Pero este que hoy nos entretiene no es un cabernet. Es un petite sirah, y eso tiene su importancia. Tanto Sergio como Homero sacaron a relucir el tema, cada uno por su lado. Sirah es el tipo de vino más antiguo. Los primeros vestigios antropológicos de vino, los primeros residuos encontrados y analizados resultaron ser de este tinto. Dicen que es el vino que bebía el patriarca Noé. Ve tu a saber si sería bueno el vino que probó. Yo lo dudo, porque también me explicaron que la uva tiene que sufrir para dar buen vino. Sufrir significa someterse al clima extremo, calor o frío. En medio del diluvio universal, no veo las condiciones para un buen vino. No así en nuestra región. Chihuahua, Delicias, Cuauhtémoc y otras partes ya están alimentando viñedos. En Ciudad Juárez solía haber viñedos hace mucho, justo en la llamada curva de San Lorenzo, ahí donde la Tecnológico se convierte en Paseo Triunfo de la República. Fue el algodón el que vino a quitarle esta árida cuna al vino local. El oro blanco nos privó de una tradición vinícola de más tiempo. En fin.

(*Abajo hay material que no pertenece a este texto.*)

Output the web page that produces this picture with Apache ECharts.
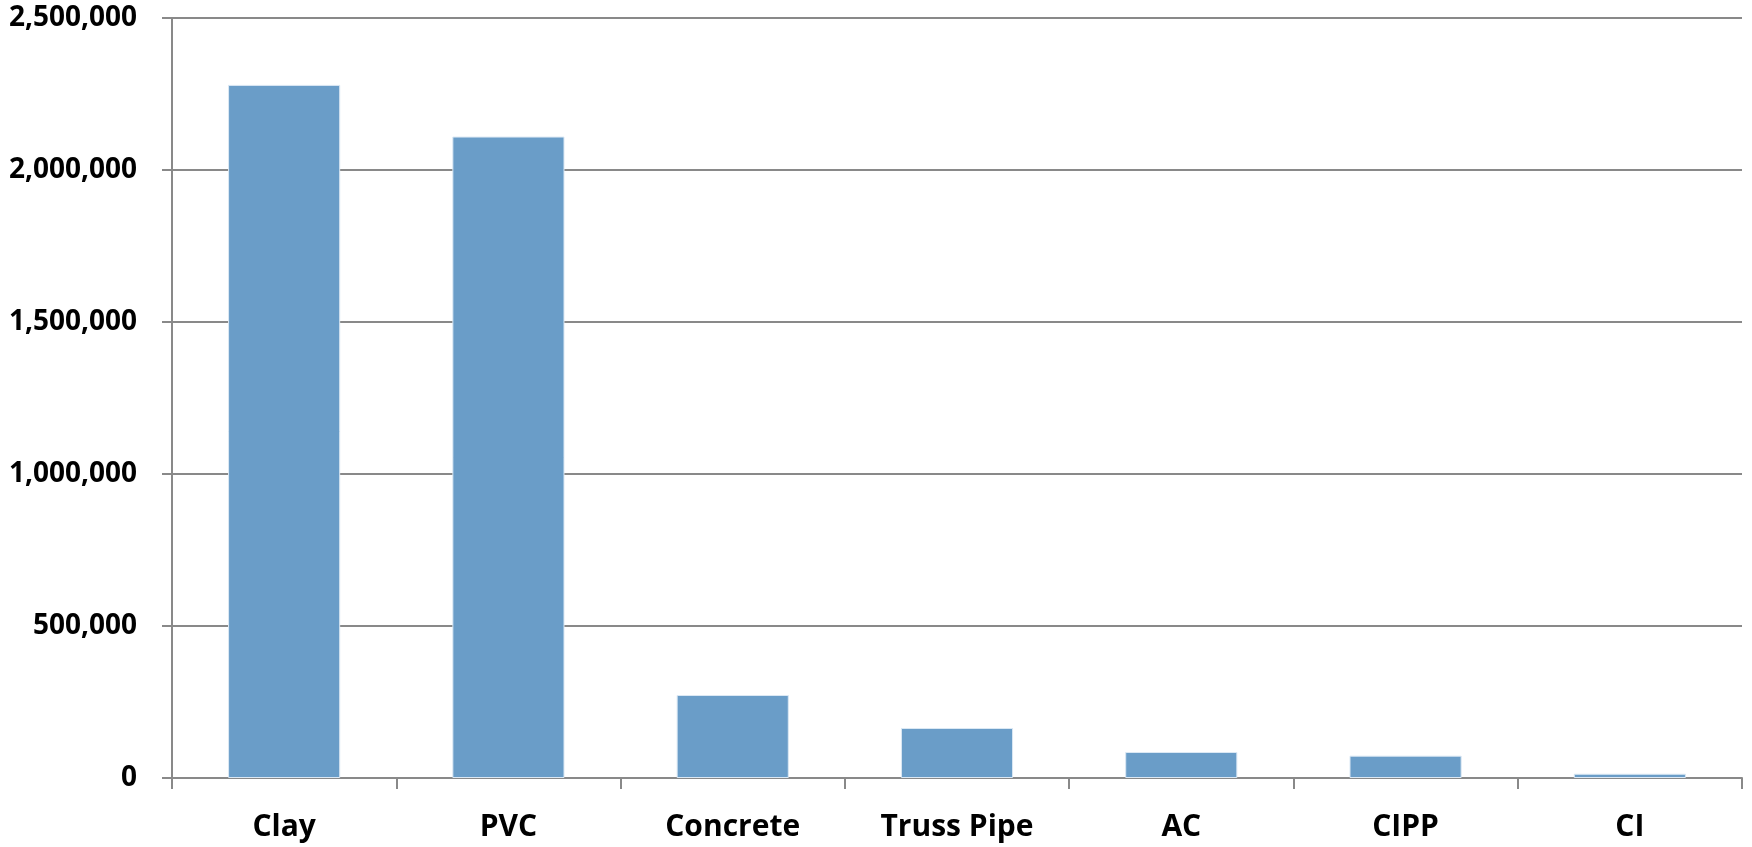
<!DOCTYPE html>
<html>
<head>
<meta charset="utf-8">
<script src="https://cdn.jsdelivr.net/npm/echarts@6/dist/echarts.min.js"></script>
<style>
  html, body { margin: 0; padding: 0; background: #ffffff; }
  #chart { width: 1752px; height: 847px; }
</style>
</head>
<body>
<div id="chart"></div>
<script>
const categories = ['Clay', 'PVC', 'Concrete', 'Truss Pipe', 'AC', 'CIPP', 'CI'];
const values = [2280000, 2110000, 273000, 164500, 85500, 73400, 14000];
const yTicks = { min: 0, max: 2500000, interval: 500000 };

const chart = echarts.init(document.getElementById('chart'), null, { renderer: 'canvas' });
const gray = '#898989';
chart.setOption({
  animation: false,
  backgroundColor: '#ffffff',
  grid: { left: 172, right: 10, top: 18, bottom: 69, containLabel: false },
  xAxis: {
    type: 'category',
    data: categories,
    axisLine: { show: true, lineStyle: { color: gray, width: 2 } },
    axisTick: { show: true, alignWithLabel: false, length: 11, lineStyle: { color: gray, width: 2 } },
    axisLabel: {
      margin: 34,
      color: '#000000',
      fontFamily: 'Open Sans',
      fontWeight: 'bold',
      fontSize: 30
    },
    splitLine: { show: false }
  },
  yAxis: {
    type: 'value',
    min: yTicks.min,
    max: yTicks.max,
    interval: yTicks.interval,
    axisLine: { show: true, lineStyle: { color: gray, width: 2 } },
    axisTick: { show: true, length: 10, lineStyle: { color: gray, width: 2 } },
    axisLabel: {
      margin: 35,
      color: '#000000',
      fontFamily: 'Open Sans',
      fontWeight: 'bold',
      fontSize: 28,
      formatter: v => v.toLocaleString('en-US')
    },
    splitLine: { show: true, lineStyle: { color: gray, width: 2 } }
  },
  series: [{
    type: 'bar',
    data: values,
    barWidth: '50%',
    itemStyle: { color: '#6a9dc8', borderColor: '#dbe8f4', borderWidth: 1 }
  }]
});
</script>
</body>
</html>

Y ahora, vamos a ver cómo hacerle para cerrar este texto. Tratar de cerrar una botella de vino resulta antinatural. La botella se abre para ser vaciada en su totalidad. Pero el texto es distinto y hay que cerrarlo al fin. El vino nos alcanzó para los tres tiempos de la comida y hasta para cerrar con un pastel. Pegueros señala que, para la elección de la botella, consideró una versatilidad adecuada a los cuatro tiempos. Fue una premeditación muy bien lograda. Otra cerveza para la calor. Un café por si las dudas y salimos de regreso a los cuarenta grados. Tendremos que sobrevivir en este desierto, pero por lo menos vamos con un excelente sabor de boca, porque este vino era redondo y tenía muy buena permanencia. Una experiencia deliciosa, y no lo duden ni tantito, porque ya reza el dicho: “in vino, veritas”.